What the task requires. Extract the lines from the start through the line that holds "width = 1.5pt]", both included, omitting all images.

Dataset section.
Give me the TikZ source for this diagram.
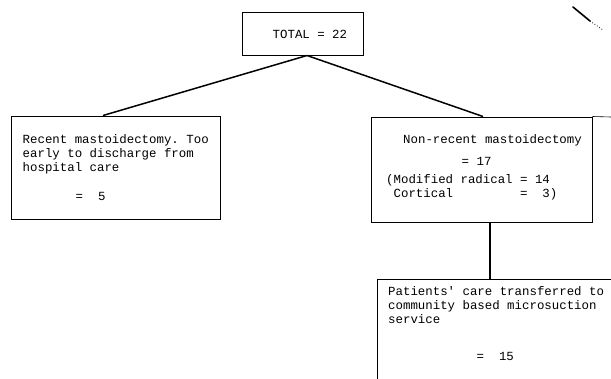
\documentclass[tikz,border=0pt]{standalone}
\usepackage{fontspec}
\setmonofont{Liberation Mono}
\usepackage{tikz}
\usetikzlibrary{positioning}
\tikzset{>=latex}
\tikzstyle{cell} = [rectangle, draw = black, line width = 1pt, inner sep = 0]
\tikzstyle{typed} = [draw = none, inner sep = 0, align = left, font = \ttfamily\fontsize{12.4}{14}\selectfont\frenchspacing]
\tikzstyle{link} = [-, draw = black, line width = 1.5pt]

\begin{document}
\begin{tikzpicture}[x = 1pt, y = -1pt]
\path [use as bounding box] (0, 0) rectangle (611, 378);
\clip (0, 0) rectangle (611, 378);
% boxes
\node [cell, minimum width = 121, minimum height = 43]  (total) at (302.5, 33.5) {};
\node [cell, minimum width = 209, minimum height = 103] (recent) at (115.5, 167.5) {};
\node [cell, minimum width = 221, minimum height = 105] (nonrecent) at (481.5, 169.5) {};
\node [cell, minimum width = 263, minimum height = 141] (transfer) at (508.5, 349.5) {};
\coordinate (rim) at (611, 117);
% texts (base = last line)
\node [typed, anchor = base west] (totaltxt) at (272.5, 38) {TOTAL = 22};
\node [typed, anchor = base west] (recenttxt) at (22.5, 171) {Recent mastoidectomy. Too\\early to discharge from\\hospital care};
\node [typed, anchor = base west] (recentnum) at (75.5, 200) {=\hphantom{00}5};
\node [typed, anchor = base west] (nonrecenttxt) at (403, 143) {Non-recent mastoidectomy};
\node [typed, anchor = base west] (nonrecentnum) at (461.5, 165) {= 17};
\node [typed, anchor = base west] (splittxt) at (386, 197) {(Modified radical = 14\\\hphantom{0}Cortical\hphantom{000000000}=\hphantom{00}3)};
\node [typed, anchor = base west] (transfertxt) at (388, 323) {Patients' care transferred to\\community based microsuction\\service};
\node [typed, anchor = base west] (transfernum) at (476.5, 360) {=\hphantom{00}15};
% connectors
\draw [link] ([xshift = 4.5]total.south) to ([xshift = -12.5]recent.north);
\draw [link] ([xshift = 4.5]total.south) to ([xshift = 1.5]nonrecent.north);
\draw [link] ([xshift = 8.5]nonrecent.south) to ([xshift = -18.5]transfer.north);
\draw [-, draw = black, line width = 0.6pt] (nonrecent.north east) to (rim);
% stray mark
\draw [line width = 1.6pt, line cap = round] (573, 7) -- (590, 21);
\draw [dotted, line width = 0.8pt] (590, 21) -- (603, 30);
\end{tikzpicture}
\end{document}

Solution.
Give me the TikZ source for this diagram.
\documentclass[tikz,border=0pt]{standalone}
\usepackage{fontspec}
\setmonofont{Liberation Mono}
\usepackage{tikz}
\usetikzlibrary{positioning}
\tikzset{>=latex}
\tikzstyle{cell} = [rectangle, draw = black, line width = 1pt, inner sep = 0]
\tikzstyle{typed} = [draw = none, inner sep = 0, align = left, font = \ttfamily\fontsize{12.4}{14}\selectfont\frenchspacing]
\tikzstyle{link} = [-, draw = black, line width = 1.5pt]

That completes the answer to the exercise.